ABD başkanı BİDEN’ın seçim kampanyasında “Recep Tayyip ERDOĞAN’ı devirmek için muhalefeti destekleyeceğiz” demesinden tutun, AB ülkeleri liderlerinin büyük çoğunluğunun her fırsatta cumhurbaşkanımızı hedef alması, batı dünyasının hedefinin Türkiye’nin de diğer İslam ülkeleri gibi perişan edilmesi olduğunu göstermektedir. ABD ve AB ülkeleri liderlerinin söylediklerinin aynısını kim söylüyor.
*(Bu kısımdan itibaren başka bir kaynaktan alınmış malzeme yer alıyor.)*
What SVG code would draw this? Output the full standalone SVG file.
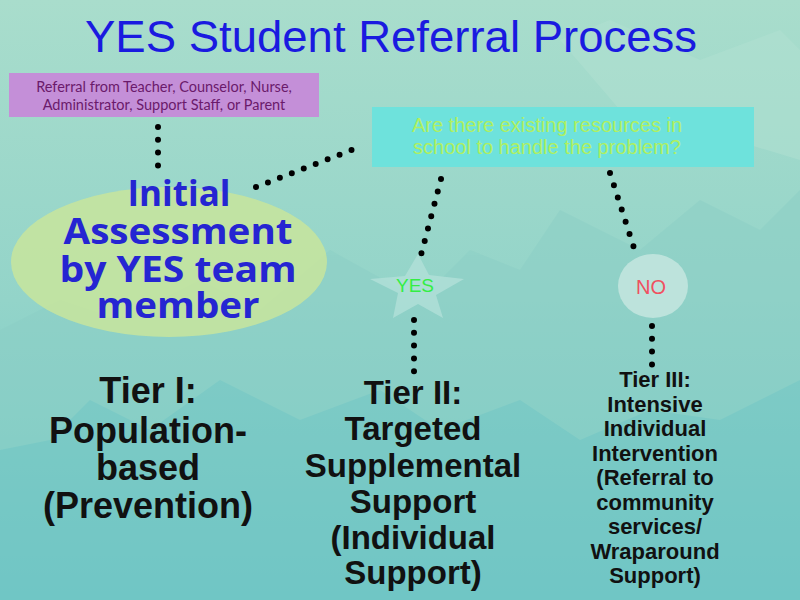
<svg xmlns="http://www.w3.org/2000/svg" width="800" height="600" viewBox="0 0 800 600">
<defs>
<linearGradient id="bg" x1="0" y1="0" x2="0" y2="1">
<stop offset="0" stop-color="#a9ddcc"/>
<stop offset="0.5" stop-color="#93d4c9"/>
<stop offset="1" stop-color="#6cc7c7"/>
</linearGradient>
<style>
.dots{fill:none;stroke:#000;stroke-width:6;stroke-linecap:round;stroke-dasharray:0 12.8}
.tier{font-family:"Liberation Sans",sans-serif;font-weight:bold;fill:#111;text-anchor:middle}
.as{font-family:"Open Sans","Liberation Sans",sans-serif;font-weight:bold;fill:#2525d2;text-anchor:middle;font-size:36px}
</style>
</defs>
<rect width="800" height="600" fill="url(#bg)"/>
<g id="background" opacity="0.5">
<polygon points="0,330 60,300 120,320 200,280 260,310 330,250 420,300 470,250 520,270 560,210 640,250 700,200 760,230 800,190 800,600 0,600" fill="#8ccfc6"/>
<polygon points="0,450 50,440 90,400 150,430 220,380 300,420 380,390 440,430 520,400 580,440 650,410 720,420 800,380 800,600 0,600" fill="#74c6c4"/>
<polygon points="560,40 610,20 700,60 780,30 800,50 800,160 700,130 620,110" fill="#b2e1d2"/>
</g>
<g id="title">
<text x="391" y="52" font-family="Liberation Sans,sans-serif" font-size="44" fill="#1a1ae0" text-anchor="middle" textLength="612" lengthAdjust="spacingAndGlyphs">YES Student Referral Process</text>
</g>
<g id="connectors">
<line class="dots" x1="158" y1="127" x2="158" y2="166"/>
<line class="dots" x1="256" y1="187" x2="362" y2="146"/>
<line class="dots" x1="441" y1="179" x2="421" y2="255"/>
<line class="dots" x1="610" y1="173" x2="635" y2="251"/>
<line class="dots" x1="414" y1="320" x2="414" y2="374"/>
<line class="dots" x1="652" y1="326" x2="652" y2="366"/>
</g>
<g id="referral">
<rect x="9" y="73" width="310" height="44" fill="#c48fd8"/>
<text x="164" y="92" font-family="Lato,'Liberation Sans',sans-serif" font-size="14.5" fill="#6b1a6b" text-anchor="middle">Referral from Teacher, Counselor, Nurse,</text>
<text x="164" y="110" font-family="Lato,'Liberation Sans',sans-serif" font-size="14.5" fill="#6b1a6b" text-anchor="middle">Administrator, Support Staff, or Parent</text>
</g>
<g id="question">
<rect x="372" y="107" width="382" height="60" fill="#6ee2dc"/>
<text x="547" y="132" font-family="Liberation Sans,sans-serif" font-size="20" fill="#b0f060" text-anchor="middle">Are there existing resources in</text>
<text x="547" y="154" font-family="Liberation Sans,sans-serif" font-size="20" fill="#b0f060" text-anchor="middle">school to handle the problem?</text>
</g>
<g id="assessment">
<ellipse cx="169" cy="262" rx="158" ry="75" fill="#c8e59c" opacity="0.85"/>
<text class="as" x="179" y="206" textLength="103" lengthAdjust="spacingAndGlyphs">Initial</text>
<text class="as" x="178" y="244" textLength="229" lengthAdjust="spacingAndGlyphs">Assessment</text>
<text class="as" x="178" y="282" textLength="237" lengthAdjust="spacingAndGlyphs">by YES team</text>
<text class="as" x="178" y="318" textLength="163" lengthAdjust="spacingAndGlyphs">member</text>
</g>
<g id="yes">
<polygon points="418,254 429,275 464,279 436,295 443,318 418,304 393,318 398,293 370,279 405,276" fill="#b2e0d8" opacity="0.8"/>
<text x="415" y="292" font-family="Liberation Sans,sans-serif" font-size="19" fill="#33ee44" text-anchor="middle">YES</text>
</g>
<g id="no">
<ellipse cx="653" cy="286" rx="35" ry="32" fill="#bde3dc"/>
<text x="651" y="294" font-family="Liberation Sans,sans-serif" font-size="20" fill="#f05060" text-anchor="middle">NO</text>
</g>
<g id="tier1">
<text class="tier" x="148" y="403" font-size="36">Tier I:</text>
<text class="tier" x="148" y="443" font-size="36">Population-</text>
<text class="tier" x="148" y="480" font-size="36">based</text>
<text class="tier" x="148" y="518" font-size="36">(Prevention)</text>
</g>
<g id="tier2">
<text class="tier" x="413" y="404" font-size="33">Tier II:</text>
<text class="tier" x="413" y="440" font-size="33">Targeted</text>
<text class="tier" x="413" y="477" font-size="33">Supplemental</text>
<text class="tier" x="413" y="513" font-size="33">Support</text>
<text class="tier" x="413" y="549" font-size="33">(Individual</text>
<text class="tier" x="413" y="584" font-size="33">Support)</text>
</g>
<g id="tier3">
<text class="tier" x="655" y="387" font-size="22">Tier III:</text>
<text class="tier" x="655" y="412" font-size="22">Intensive</text>
<text class="tier" x="655" y="436" font-size="22">Individual</text>
<text class="tier" x="655" y="461" font-size="22">Intervention</text>
<text class="tier" x="655" y="485" font-size="22">(Referral to</text>
<text class="tier" x="655" y="510" font-size="22">community</text>
<text class="tier" x="655" y="534" font-size="22">services/</text>
<text class="tier" x="655" y="559" font-size="22">Wraparound</text>
<text class="tier" x="655" y="583" font-size="22">Support)</text>
</g>
</svg>
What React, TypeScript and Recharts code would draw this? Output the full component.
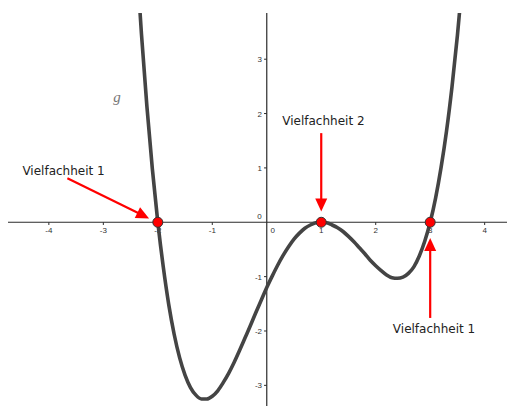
import React from "react";
import {
  LineChart, Line, XAxis, YAxis, ReferenceLine, ReferenceDot,
} from "recharts";

// g(x) sampled every 0.1
const xs = [
  -2.4, -2.3, -2.2, -2.1, -2.0, -1.9, -1.8, -1.7, -1.6, -1.5, -1.4, -1.3, -1.2, -1.1, -1.0,
  -0.9, -0.8, -0.7, -0.6, -0.5, -0.4, -0.3, -0.2, -0.1, 0.0, 0.1, 0.2, 0.3, 0.4, 0.5,
  0.6, 0.7, 0.8, 0.9, 1.0, 1.1, 1.2, 1.3, 1.4, 1.5, 1.6, 1.7, 1.8, 1.9, 2.0,
  2.1, 2.2, 2.3, 2.4, 2.5, 2.6, 2.7, 2.8, 2.9, 3.0, 3.1, 3.2, 3.3, 3.4, 3.5, 3.6,
];
const gValues = [
  4.99, 3.46, 2.13, 0.98, 0.0, -0.82, -1.51, -2.06, -2.49, -2.81, -3.04, -3.18, -3.25, -3.25, -3.2,
  -3.1, -2.95, -2.78, -2.58, -2.36, -2.13, -1.9, -1.66, -1.43, -1.2, -0.99, -0.79, -0.61, -0.45, -0.31,
  -0.2, -0.11, -0.05, -0.01, 0.0, -0.01, -0.05, -0.1, -0.17, -0.26, -0.36, -0.47, -0.58, -0.7, -0.8,
  -0.89, -0.97, -1.02, -1.03, -1.01, -0.94, -0.82, -0.62, -0.35, 0.0, 0.45, 1.01, 1.68, 2.49, 3.44, 4.54,
];

const xTicks = [-4, -3, -2, -1, 1, 2, 3, 4];
const yTicks = [-3, -2, -1, 1, 2, 3];
const roots = [-2, 1, 3];

// annotation arrows: from (x1, y1) to the tip (x2, y2)
const arrows = [
  { x1: -3.66, y1: 0.81, x2: -2.16, y2: 0.07 },
  { x1: 1.0, y1: 1.64, x2: 1.0, y2: 0.2 },
  { x1: 3.0, y1: -1.76, x2: 3.0, y2: -0.29 },
];
const notes = [
  { x: -3.73, y: 0.94, text: "Vielfachheit 1" },
  { x: 1.04, y: 1.86, text: "Vielfachheit 2" },
  { x: 3.07, y: -1.97, text: "Vielfachheit 1" },
];

const data = xs.map((x, i) => ({ x, y: gValues[i] }));

const AXIS = "#2b2b2b";
const TICK_TEXT = "#333";
const RED = "#ff0000";

function Arrow(props: any) {
  const { x1, y1, x2, y2 } = props;
  const dx = x2 - x1;
  const dy = y2 - y1;
  const len = Math.sqrt(dx * dx + dy * dy);
  const ux = dx / len;
  const uy = dy / len;
  const headLen = 13;
  const headW = 6;
  const bx = x2 - ux * headLen;
  const by = y2 - uy * headLen;
  const pts = [
    `${x2},${y2}`,
    `${bx - uy * headW},${by + ux * headW}`,
    `${bx + uy * headW},${by - ux * headW}`,
  ].join(" ");
  return (
    <g>
      <line x1={x1} y1={y1} x2={bx + ux * 2} y2={by + uy * 2} stroke={RED} strokeWidth={2.2} />
      <polygon points={pts} fill={RED} />
    </g>
  );
}

export default function App() {
  return (
    <div style={{ position: "absolute", left: 0, top: 0, width: 507, height: 406, background: "#fff" }}>
      <LineChart width={507} height={406} data={data} margin={{ left: 8, right: 0, top: 13, bottom: 0 }}>
        <XAxis dataKey="x" type="number" domain={[-4.75, 4.41]} allowDataOverflow hide />
        <YAxis type="number" domain={[-3.38, 3.85]} allowDataOverflow hide />

        <ReferenceLine y={0} stroke={AXIS} strokeWidth={1.2} />
        <ReferenceLine x={0} stroke={AXIS} strokeWidth={1.2} />

        {xTicks.map((v) => (
          <ReferenceLine
            key={`xt${v}`}
            segment={[{ x: v, y: 0 }, { x: v, y: -0.05 }]}
            shape={(p: any) => (
              <g>
                <line x1={p.x1} y1={p.y1} x2={p.x2} y2={p.y2} stroke={AXIS} strokeWidth={1} />
                <text x={p.x1} y={p.y1 + 11} textAnchor="middle" fontSize={8} fontFamily="Liberation Sans, Arial, sans-serif" fill={TICK_TEXT}>
                  {v}
                </text>
              </g>
            )}
          />
        ))}
        {yTicks.map((v) => (
          <ReferenceLine
            key={`yt${v}`}
            segment={[{ x: 0, y: v }, { x: -0.05, y: v }]}
            shape={(p: any) => (
              <g>
                <line x1={p.x1} y1={p.y1} x2={p.x2} y2={p.y2} stroke={AXIS} strokeWidth={1} />
                <text x={p.x2 - 2} y={p.y1 + 3} textAnchor="end" fontSize={8} fontFamily="Liberation Sans, Arial, sans-serif" fill={TICK_TEXT}>
                  {v}
                </text>
              </g>
            )}
          />
        ))}
        {/* origin labels: one under the x-axis, one left of the y-axis */}
        <ReferenceDot
          x={0}
          y={0}
          r={0}
          shape={(p: any) => (
            <g fontSize={8} fontFamily="Liberation Sans, Arial, sans-serif" fill={TICK_TEXT}>
              <text x={p.cx + 6} y={p.cy + 11} textAnchor="middle">0</text>
              <text x={p.cx - 5} y={p.cy - 3} textAnchor="end">0</text>
            </g>
          )}
        />

        <Line
          dataKey="y"
          type="monotone"
          stroke="#444"
          strokeWidth={3.6}
          dot={false}
          activeDot={false}
          isAnimationActive={false}
        />

        {roots.map((r) => (
          <ReferenceDot key={`r${r}`} x={r} y={0} r={5} fill={RED} stroke="#333" strokeWidth={1} />
        ))}

        {arrows.map((a, i) => (
          <ReferenceLine
            key={`a${i}`}
            segment={[{ x: a.x1, y: a.y1 }, { x: a.x2, y: a.y2 }]}
            shape={(p: any) => <Arrow {...p} />}
          />
        ))}

        {notes.map((n, i) => (
          <ReferenceDot
            key={`n${i}`}
            x={n.x}
            y={n.y}
            r={0}
            shape={(p: any) => (
              <text x={p.cx} y={p.cy + 4} textAnchor="middle" fontSize={12} fontFamily="DejaVu Sans, sans-serif" fill="#222">
                {n.text}
              </text>
            )}
          />
        ))}

        <ReferenceDot
          x={-2.75}
          y={2.26}
          r={0}
          shape={(p: any) => (
            <text x={p.cx} y={p.cy + 3} textAnchor="middle" fontSize={15} fontStyle="italic" fontFamily="Liberation Serif, serif" fill="#777">
              g
            </text>
          )}
        />
      </LineChart>
    </div>
  );
}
PKK’nın partisi HDP, FETÖ tarafından kontrol edildikleri artık inkar bile edilmeyen İP ve CHP, bir de ABD’li ve Avrupalı işadamlarının sahibi oldukları medya kuruluşları.
Asıl konumuza gelirsek ABD istihbaratının kucağındaki FETÖ, kendi kucağındaki mafya liderine içişleri bakanı Süleyman SOYLU üzerinden hükümeti zora sokacak şekilde iftiralar atması emrini verdi.
Türkiye’den Karadağ’a kaçan, oradan Kosova’ya sınır dışı edilen, Kosova polisince kendisine sahte kimlik temin edilen adamımız buradan Fas’a geçerek orada da Fas polisinin elinden kaçırılarak BAE’ye getirildi. Peki bu rota neyin nesi. Sedat Peker’in takip ettiği rota FETÖ’nün en güçlü olduğu devletçiklerdir. Kuzey Makedonya, Kosova ve Karadağ, 15 Temmuz darbe girişiminden sonra yurt dışına kaçan FETÖ mensuplarının her türlü faaliyetine izin veren ülkelerdir. Fas’a gönderilip oradan BAE’ye getirilmesi ise ABD istihbaratının planının bir parçasıdır. Zira Balkan ülkelerinden doğrudan alınarak BAE’ye getirilmiş olsa Türkiye’nin bu ülkelere tepkisi sert olacaktı. Bunu göze alamadılar. Yani sonuç olarak ABD istihbaratı, kontrol edemedikleri Türkiye cumhuriyeti devleti ve onun başkanı Recep Tayyip ERDOĞAN’a, içişleri bakanı Süleyman SOYLU üzerinden operasyon çekti. Burada asıl üzerinde durulması gereken, muhalefetin bütün bu yaşananları görmesine rağmen hep bir ağızdan konunun üzerine atlamış olmasıdır. Biz “Türkiye’de muhalefet yoktur. PKK, FETÖ ve ABD, AB ülkelerinin kontrolündeki partiler vardır” derken, havanda su dövmüyoruz. Hadiselerin sadece görünen kısmının değil, asıl maksadın iyi okunması gerektiğini anlatmaya çalışıyoruz. Selam ve dua ile.